On paper, more wounds + no FNP = less wounds + FNP, but in reality it depends on what army you are talking about.

The regeneration themed armies (Necrons and anything Nurgle) will always prefer to have less wounds + FNP, as regenerating wounds that can be in turn saved by a FNP roll is much more valuable, and a big part of playing those armies is managing how much damage you can tank on key units and still come back to combat effectiveness.

For the non-regen armies though, it wouldn't hurt to streamline things a bit outside of epic heroes.
   
Made in gb
Longtime Dakkanaut




Anything with more than 6 wounds should probably just get more wounds instead of FNP. Once you're up to 12+ wounds it really is just another dice roll getting int he way of the game.

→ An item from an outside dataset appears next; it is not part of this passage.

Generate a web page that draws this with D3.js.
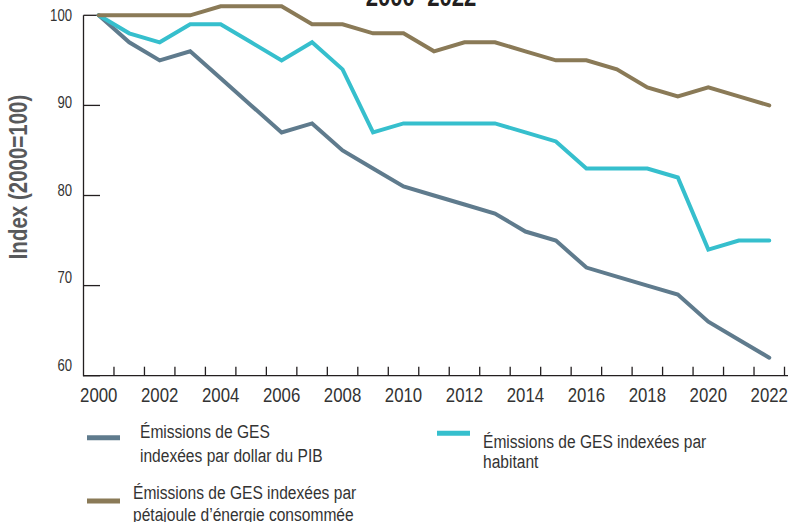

For smaller models I see the point of a FNP. Even a 6+ with W2 messes with damage allocation from D2 weapons, which does add something to the game, I think.
   
Made in us
Decrepit Dakkanaut





Slipspace wrote:

For smaller models I see the point of a FNP. Even a 6+ with W2 messes with damage allocation from D2 weapons, which does add something to the game, I think.


Models with 2-3 wounds and FNP is definitely the most mechanically interesting design space.

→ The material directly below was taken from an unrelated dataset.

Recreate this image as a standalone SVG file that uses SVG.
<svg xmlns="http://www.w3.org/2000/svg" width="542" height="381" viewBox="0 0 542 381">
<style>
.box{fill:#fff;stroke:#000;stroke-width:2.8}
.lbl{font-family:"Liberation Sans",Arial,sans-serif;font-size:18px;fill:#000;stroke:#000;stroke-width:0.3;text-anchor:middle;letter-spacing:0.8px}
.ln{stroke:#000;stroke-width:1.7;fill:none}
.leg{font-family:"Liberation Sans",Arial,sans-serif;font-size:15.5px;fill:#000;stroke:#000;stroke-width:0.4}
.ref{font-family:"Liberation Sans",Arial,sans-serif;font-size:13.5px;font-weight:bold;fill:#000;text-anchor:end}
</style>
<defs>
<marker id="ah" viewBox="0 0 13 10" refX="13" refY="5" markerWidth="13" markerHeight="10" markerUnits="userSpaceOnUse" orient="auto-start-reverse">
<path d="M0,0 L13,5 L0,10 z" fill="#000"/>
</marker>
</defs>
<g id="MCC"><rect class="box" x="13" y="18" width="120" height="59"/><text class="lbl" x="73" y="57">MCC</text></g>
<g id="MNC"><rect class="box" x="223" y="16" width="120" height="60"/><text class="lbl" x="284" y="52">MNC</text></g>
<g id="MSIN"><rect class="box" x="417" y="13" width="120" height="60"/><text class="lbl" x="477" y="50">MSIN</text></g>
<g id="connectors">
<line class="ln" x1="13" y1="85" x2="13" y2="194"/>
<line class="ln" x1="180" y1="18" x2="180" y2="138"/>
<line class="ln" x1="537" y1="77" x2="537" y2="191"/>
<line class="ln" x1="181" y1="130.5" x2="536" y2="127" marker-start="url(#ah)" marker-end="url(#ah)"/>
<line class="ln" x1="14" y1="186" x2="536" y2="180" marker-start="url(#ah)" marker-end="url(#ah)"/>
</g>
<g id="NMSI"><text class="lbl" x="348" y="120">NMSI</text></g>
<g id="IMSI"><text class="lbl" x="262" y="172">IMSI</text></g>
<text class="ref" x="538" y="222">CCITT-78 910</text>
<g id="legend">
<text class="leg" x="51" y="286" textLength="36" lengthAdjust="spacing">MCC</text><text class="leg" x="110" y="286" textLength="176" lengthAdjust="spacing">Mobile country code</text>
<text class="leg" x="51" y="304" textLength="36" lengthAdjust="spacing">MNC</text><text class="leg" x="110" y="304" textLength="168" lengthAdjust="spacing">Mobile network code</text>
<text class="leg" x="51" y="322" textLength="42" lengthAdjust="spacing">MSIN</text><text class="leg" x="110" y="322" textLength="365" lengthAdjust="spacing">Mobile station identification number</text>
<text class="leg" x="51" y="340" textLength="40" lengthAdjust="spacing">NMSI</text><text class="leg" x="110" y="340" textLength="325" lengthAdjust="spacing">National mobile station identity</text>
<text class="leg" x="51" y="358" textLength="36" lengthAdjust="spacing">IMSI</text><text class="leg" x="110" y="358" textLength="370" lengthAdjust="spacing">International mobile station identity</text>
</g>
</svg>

This message was edited 1 time. Last update was at 2026/04/14 14:00:56


 
   
Made in de
Ork Admiral Kroozin Da Kosmos on Da Hulk






Outside of 2-3 wound models FNP just gives a unit an "unnaturally tough" feel. Considering how GW is currently not putting FNP everywhere like they used to, I don't mind it on large models, even it statistically is identical to just adding more wounds.